Nero Wolfe made his dazzling debut in 1934, when his creator was 47. And from then on, the 286-pound, sedentary sleuth triumphed over a variety of venal forces that included the FBI. He accomplished these feats from his New York brownstone. Dispensing with crime laboratories and the like, Wolfe relied on old-fashioned logic of the sort practiced by Sherlock Holmes, the vowels in whose name were identical to Nero Wolfe's, even in their order.
Stout's Nero Wolfe books sold more than 35 million copies. They made their author wealthy.
But writing mysteries was just one of Stout's endeavors. He was a banker, the boss of 3,000 writers of propaganda during World War II, a gentleman farmer and a dirt farmer, a businessman, cigar salesman, pueblo guide, hotel manager, architect, cabinet maker, pulp and slick magazine writer, propagantist for world government, crow trainer, jumping-pig trainer, mammoth pumpkin grower, conversationalist, politician, orator, potted-plant wizard, gastronome, musical amateur and president of the Author's Guild.

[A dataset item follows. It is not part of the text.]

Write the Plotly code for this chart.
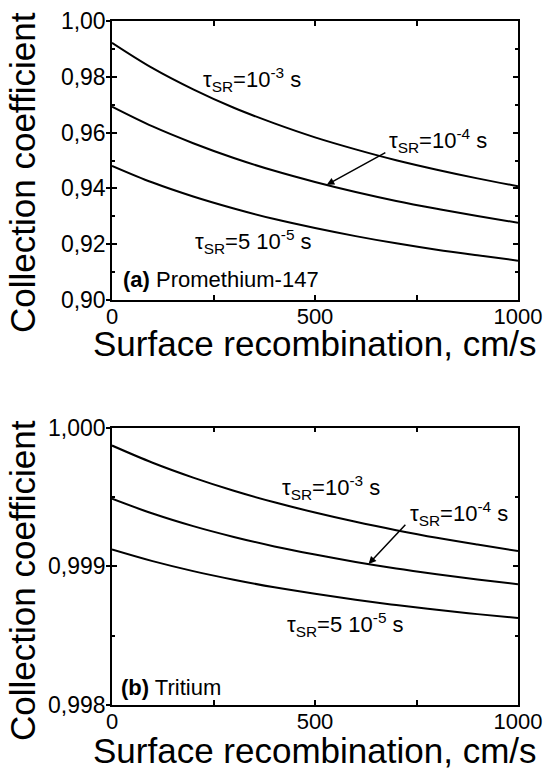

Stout was born in 1886. As a boy in Kansas, he was a prodigy in arithmetic. His parents exhibited him all over the state by age 9. He would be blindfolded while someone wrote a long column of figures on a blackboard. Then the blindfold was removed and he was turned around, and within a few seconds he could give the correct total. Fearing that his personality would be warped, his parents stsopped the exhibitions and took him out of school for a time. He spent that interval reading his way through his father's 1,200-volume library.
He wrote some for magazines, cranking out potboilers, but tired of the low pay, so he hit upon the notion of selling bankers child depositors. He formed the Educational Thrift System, in which bankers paid him so much a year for each child depositor, while the children got bankbooks and learned thrift in classrooms. The scheme was so susccessful that Stout was able to retire with $400,000 in 1927 (nearly $6 million in today's dollars) and go to paris to write serious fiction. His novels were favorably reviewed but not financial successes.
Then came the Depression, and then went Stout's fortune. He sought a way to make some quick money, and the detective novel proved the solution. His first Nero Wolfe book, "Fer-de-Lance," came out in 1934 and brought in solid cash. The rest, as they say, is history.
Stout died in 1975, but he remains popular. First editions of his early titles command prices in the low five figures.